By Epoch Times Staff
Epoch Times Staff
Epoch Times Staff
August 29, 2010 Updated: October 1, 2015

Indonesian Foreign Minister Marty Natalegawa (R) shakes hands with Malaysian Foreign Minister Sri Anifah Aman (L) after a press conference in Jakarta on June 17. On September 6, the Indonesian and Malaysian Foreign Ministers will meet to address the strained relations between the two countries. (Adek Berry/Getty Images )
Indonesian Foreign Minister Marty Natalegawa (R) shakes hands with Malaysian Foreign Minister Sri Anifah Aman (L) after a press conference in Jakarta on June 17. On September 6, the Indonesian and Malaysian Foreign Ministers will meet to address the strained relations between the two countries. (Adek Berry/Getty Images )
SURABAYA, Indonesia—The Malaysian deputy minister of Foreign Affairs confirmed Saturday that Indonesian and Malaysian foreign ministers will meet in the Malaysian capital Kuala Lumpur, Sept. 6 to address the strained relations between the two countries.
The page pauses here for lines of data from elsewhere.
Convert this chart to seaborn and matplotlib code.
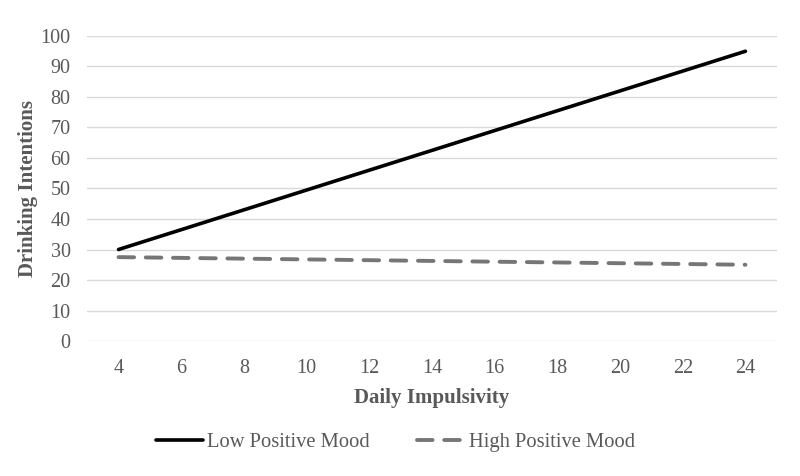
import matplotlib
matplotlib.use('agg')
import matplotlib.pyplot as plt
import pandas as pd
import seaborn as sns

sns.set_style('white')
plt.rcParams['font.family'] = ['Liberation Serif', 'DejaVu Serif']

# data
impulsivity = [4, 24]
low_mood = [30.0, 95.0]
high_mood = [27.5, 25.0]
x_ticks = [4, 6, 8, 10, 12, 14, 16, 18, 20, 22, 24]
y_ticks = [0, 10, 20, 30, 40, 50, 60, 70, 80, 90, 100]

df = pd.DataFrame({
    'Daily Impulsivity': impulsivity * 2,
    'Drinking Intentions': low_mood + high_mood,
    'group': ['Low Positive Mood'] * 2 + ['High Positive Mood'] * 2,
})

text_col = '#595959'

fig = plt.figure(figsize=(8, 4.76), dpi=100)
ax = fig.add_axes([0.109, 0.2836, 0.862, 0.6408])

sns.lineplot(data=df[df.group == 'Low Positive Mood'], x='Daily Impulsivity', y='Drinking Intentions',
             color='black', linewidth=2.6, label='Low Positive Mood', ax=ax)
sns.lineplot(data=df[df.group == 'High Positive Mood'], x='Daily Impulsivity', y='Drinking Intentions',
             color='#767676', linewidth=2.8, dashes=False, label='High Positive Mood', ax=ax)
ax.lines[1].set_dashes((4, 3))
ax.lines[1].set_dash_capstyle('round')

ax.set_xlim(3, 25)
ax.set_ylim(0, 100)
ax.set_xticks(x_ticks)
ax.set_yticks(y_ticks)
ax.yaxis.grid(True, color='#d9d9d9', linewidth=1)
ax.set_axisbelow(True)
for s in ax.spines.values():
    s.set_visible(False)
ax.tick_params(axis='both', length=0, labelsize=14.5, colors=text_col)
ax.tick_params(axis='x', pad=13)
ax.tick_params(axis='y', pad=12)

ax.set_xlabel('Daily Impulsivity', fontsize=15, fontweight='bold', color=text_col, labelpad=7)
ax.set_ylabel('Drinking Intentions', fontsize=15, fontweight='bold', color=text_col, labelpad=2)

handles, labels = ax.get_legend_handles_labels()
ax.get_legend().remove()
fig.legend(handles, labels, loc='center', bbox_to_anchor=(0.494, 0.071), ncol=2, frameon=False,
           fontsize=14.8, labelcolor=text_col, handlelength=2.3, handletextpad=0.2,
           columnspacing=2.3)

fig.savefig('out.png', dpi=100)
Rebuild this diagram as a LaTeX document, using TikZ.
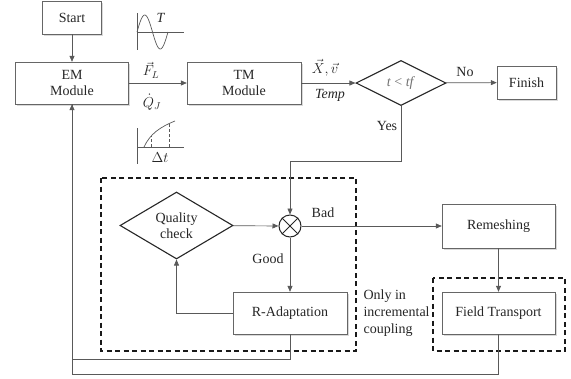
\documentclass[tikz,border=0pt]{standalone}
\usepackage{fontspec}
\setmainfont{Liberation Serif}
\usetikzlibrary{shapes.geometric}
\usetikzlibrary{arrows.meta}
\usetikzlibrary{shadows}

\begin{document}
\begin{tikzpicture}[x=1pt, y=-1pt, font=\fontsize{14}{16}\selectfont, text=black!85,
    box/.style={draw=black!60, fill=white, rectangle, align=center, inner sep=0pt,
      drop shadow={shadow xshift=1.5pt, shadow yshift=-1.5pt, opacity=0.3}},
    test/.style={draw=black!85, line width=1.1pt, fill=white, diamond, inner sep=0pt, align=center},
    link/.style={draw=black!65, line width=0.7pt},
    arr/.style={link, -{Triangle[length=6pt, width=5pt]}},
    zone/.style={draw=black!90, line width=1.2pt, dash pattern=on 5pt off 3.5pt}]
    \useasboundingbox (0,0) rectangle (571,378);

    % dashed zones
    \draw [zone] (101,178) rectangle (356,351);
    \draw [zone] (433,278) rectangle (565,351);

    % main row
    \node [box, minimum width=59pt, minimum height=33pt] (start) at (72,17.5) {Start};
    \node [box, minimum width=113pt, minimum height=42pt] (em) at (72,83) {EM\\Module};
    \node [box, minimum width=114pt, minimum height=42pt] (tm) at (244,83) {TM\\Module};
    \node [test, aspect=2, minimum width=90pt, minimum height=45pt, text=black!55] (cond) at (401,83) {\textit{t} {<} \textit{tf}};
    \node [box, minimum width=59pt, minimum height=33pt] (finish) at (526.5,82.5) {Finish};

    % adaptation loop
    \node [test, aspect=1.7, minimum width=113pt, minimum height=67pt] (qual) at (176.5,225.5) {Quality\\check};
    \node [draw=black!85, line width=1pt, circle, minimum size=22pt, inner sep=0pt] (mix) at (290,226) {};
    \draw [black!85, line width=1pt] (mix.north west) -- (mix.south east) (mix.north east) -- (mix.south west);
    \node [box, minimum width=114pt, minimum height=42pt] (radapt) at (290,313) {R-Adaptation};
    \node [box, minimum width=113pt, minimum height=44pt] (remesh) at (498.5,226) {Remeshing};
    \node [box, minimum width=113pt, minimum height=42pt] (ftrans) at (498.5,313) {Field Transport};
    \node [anchor=west, align=left, font=\fontsize{14}{17}\selectfont] (note) at (360,313) {Only in\\incremental\\coupling};

    % connectors
    \draw [arr] (start) -- (em);
    \draw [arr] (em) -- (tm);
    \draw [arr] (tm) -- (cond);
    \draw [arr] (cond) -- (finish);
    \draw [arr] (cond.south) -- ++(0,55) -| (mix.north);
    \draw [arr] (qual) -- (mix);
    \draw [arr] (mix) -- (radapt);
    \draw [arr] (mix) -- (remesh);
    \draw [arr] (remesh) -- (ftrans);
    \draw [arr] (radapt.west) -| (qual.south);
    \draw [link] (radapt.south) -- ++(0,25) -| (em.south);
    \draw [arr] (ftrans.south) -- ++(0,40) -| (em.south);

    % labels
    \node (fl) at (151,70) {$\vec{F}_L$};
    \node (qj) at (152,102) {$\dot{Q}_J$};
    \node (xv) at (325,68) {$\vec{X},\vec{v}$};
    \node (temp) at (330,95) {\textit{Temp}};
    \node (no) at (465,72) {No};
    \node (yes) at (387,126) {Yes};
    \node (bad) at (323,213) {Bad};
    \node (good) at (268,259) {Good};

    % small sketches
    \draw [link] (137,13) -- (137,50);
    \draw [link] (137,32) -- (184,32);
    \draw [link, domain=0:1, samples=40, smooth] plot ({137+31*\x}, {32-17*sin(360*\x)});
    \node (tt) at (161,18) {\textit{T}};
    \draw [link] (137,128) -- (137,164);
    \draw [link] (137,147) -- (184,147);
    \draw [link] (144,147) .. controls (150,134) and (160,127) .. (175,121);
    \draw [link, densely dashed, line width=0.5pt] (151,147) -- (151,136);
    \draw [link, densely dashed, line width=0.5pt] (169,147) -- (169,124);
    \node (dt) at (160,158) {$\Delta t$};
\end{tikzpicture}
\end{document}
Deputy Minister Kohilan Pillay, said he hoped that the countries would come up with solutions to crude protests last week in Jakarta, and other bilateral matters.

On Aug. 23, an angry mob mostly made up of members of the fringe nationalist group, People's Democratic Front (Bendera), flung human feces at the Malaysian Embassy in Jakarta and smeared the Malaysian flag with refuse, according to the Jakarka Globe.

Malaysian police also arrested two men after they burnt the Indonesian flag in front of the Indonesian Embassy in Kuala Lumpur.

Tensions between the two countries have been mounting since Aug. 13 when Indonesia arrested seven Malaysian fisherman it alleges were poaching in Indonesian waters. Malaysia then arrested three Indonesian marine officers. Both countries released their prisoners Aug. 17.

On Saturday, Malaysia Minister of Education Datuk Seri Mohamed Khaled Nordin, urged caution on the part of the more than 6,000 Malaysian students in Indonesia, recommending that they take extra care while in public, avoid going out in groups, and avoid public gatherings, according to the Malaysia Star.

Despite sharing ethnic, cultural, and religious identities, both predominantly Muslim countries have long been engaged in disputes over matters such as the treatment of migrant workers, territorial disputes, and more recently, cultural icons.

A controversy erupted two years ago over the use of the Indonesian folk song Rasa Sayange in a Malaysian tourism advertisement. Malaysia apologized for the use of the Balinese Pendet dance, and said the mistake was made by a production house contracted by Malaysia's Tourism Ministry to produce the commercial.